Wer sich für die Diskussion interessiert…
Wer sich für die Diskussion über den Umbau der Stromversorgung empfiehlt, dem empfehle ich das Gespräch zwischen den Professoren Quaschning und Rieck. Beide plädieren für einen Umbau der Stromversorgung, sehen aber im Detail andere Vorgehensweisen als sinnvoll. Beispielsweise war für Herrn Rieck der Atomausstieg ein Fehler, für Herrn Quaschning nicht.
Aber bitte nicht zu viel streamen. Streaming, schrieb die Neue Zürcher Zeitung einst, sei das neue Fliegen (so wie Sitzen das neue Rauchen und drei bei der Kinderzahl das neue zwei ist).
Stromverbrauch beim Streaming
Eine Stunde Streaming verbraucht nach Angeben des Branchenverbandes Bitkom bei einem 65 Zoll (1,65 Meter) Fernseher und 1080 Punkten Auflösung (1080p) rund 0,39 Kilowattstunden Strom, wenn über das Festnetz gestreamt wird. Der Stromverbrauch für das Rechenzentrum und das Übertragungsnetz ist hier bereits enthalten, er macht mehr als 50 Prozent des Verbrauchs aus. Zum Vergleich: Mein Wasserkocher benötigt etwa 2.000 Watt beziehungsweise 2,0 Kilowatt. Ist er eine Stunde in Betrieb, verbraucht er also 2,0 Kilowattstunden. Das ist theoretisch das fünffache, allerdings wird er immer nur für einige Minuten genutzt.
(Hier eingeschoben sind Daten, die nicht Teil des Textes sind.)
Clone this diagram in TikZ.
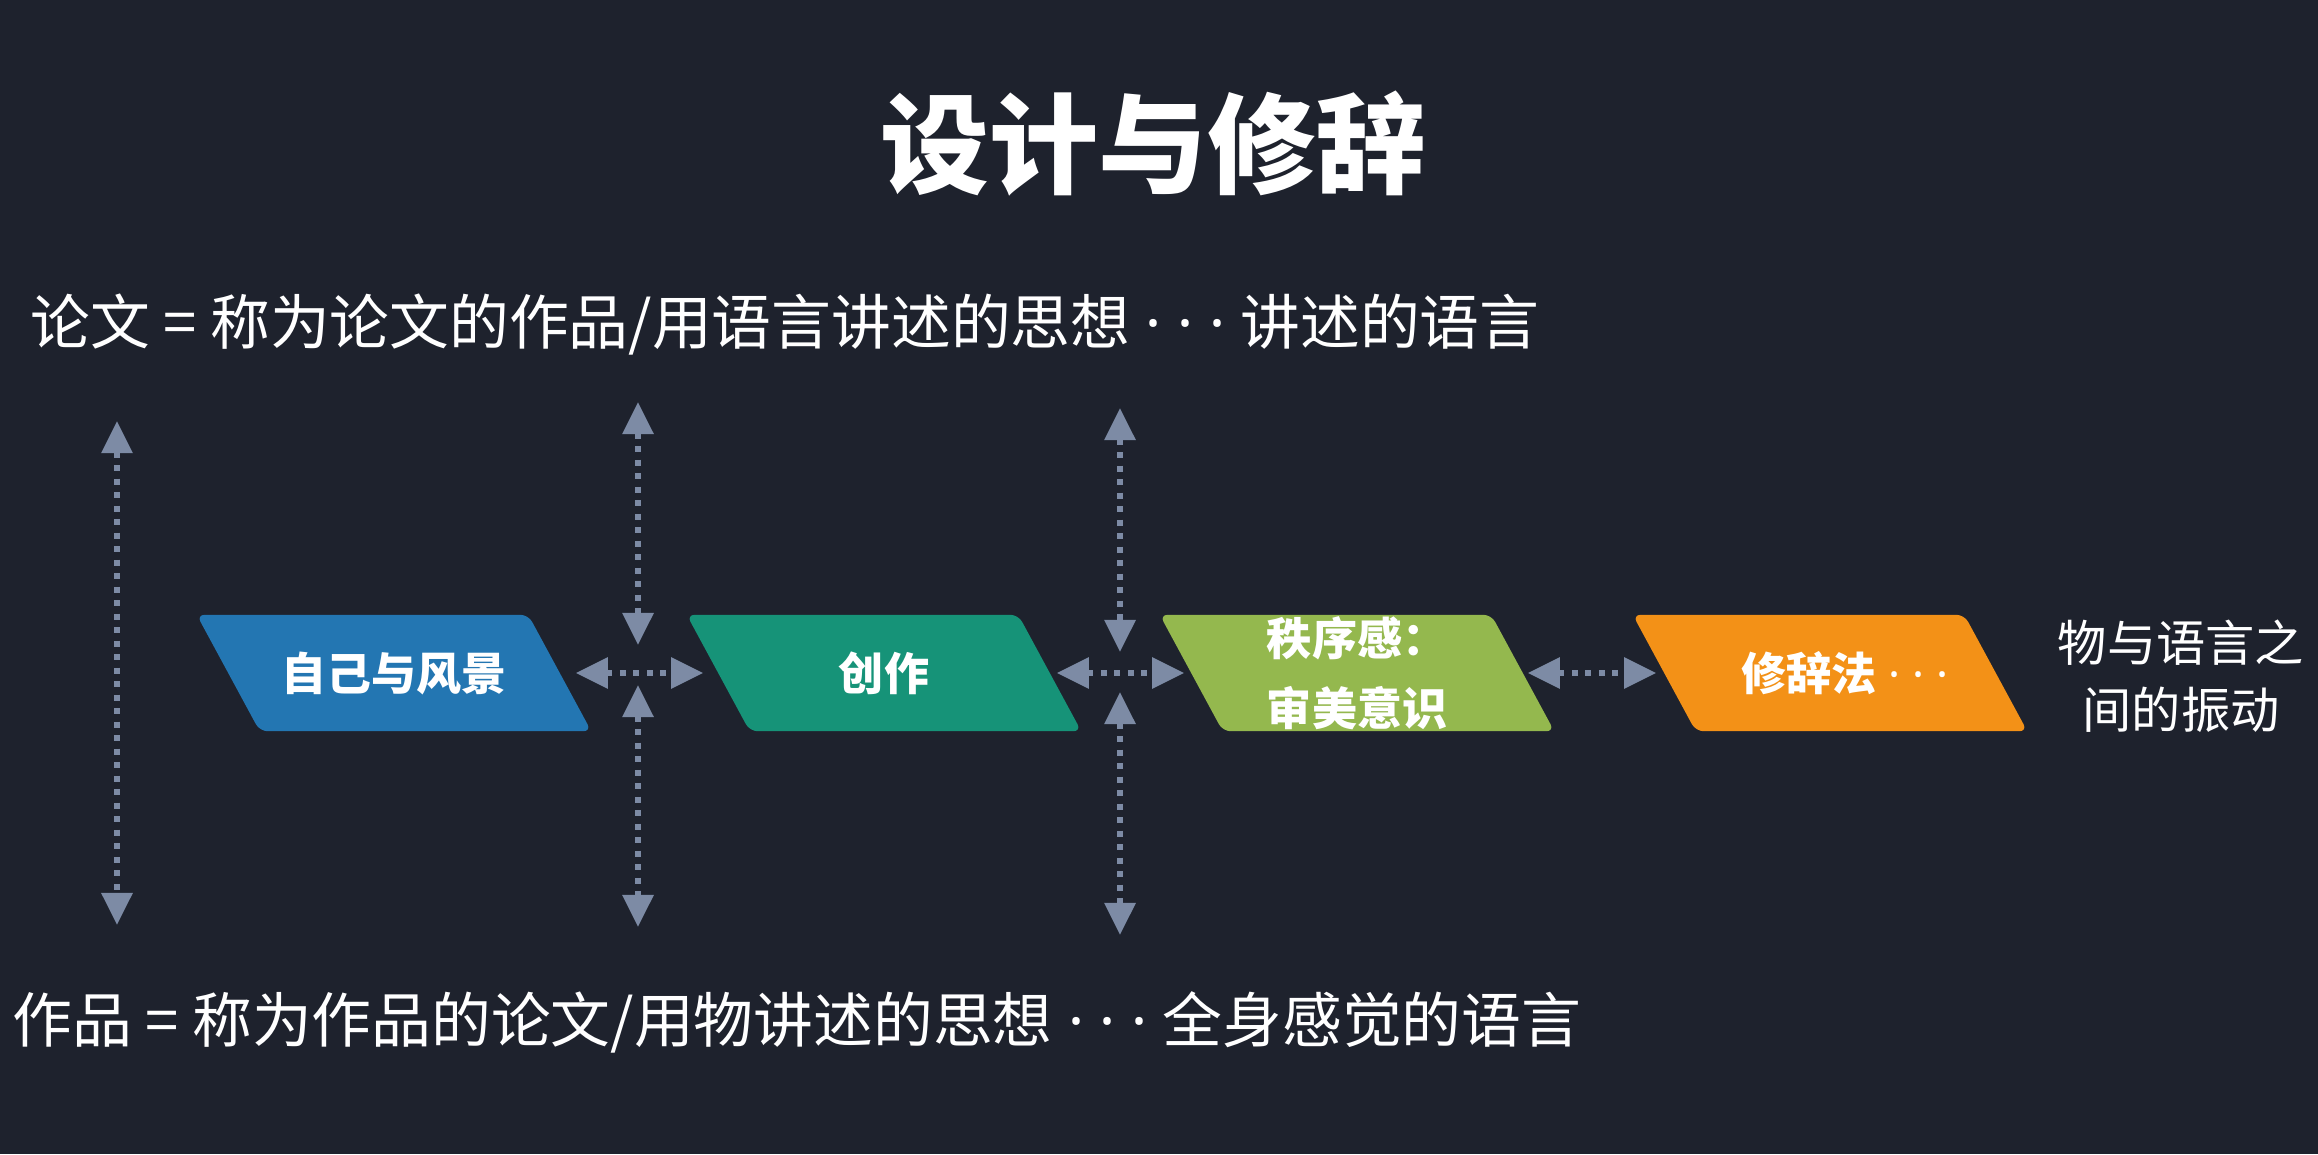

Die meisten von uns dürften also mehr Strom für Streaming als fürs Wasser kochen verbrauchen.
Der Stromverbrauch steigt natürlich, wenn größere Fernseher verwendet werden oder die Daten über das Mobilfunknetz übertragen werden. Er sinkt wiederum, wenn klassisches Fernsehen über Antenne, Sat-Schüssel oder Kabelanschluss geschaut wird.
Wenig überraschend, dass Bitkom der Klassifizierung des Streamings als neues Fliegen widerspricht. Im Vergleich zu Dienstreisen seien Videokonferenzen deutlich energieärmer. Das gilt sicher auch, wenn jemand streamt, statt mit dem Auto in die Disko zu fahren. Spazieren gehen bleibt aber umweltfreundlicher.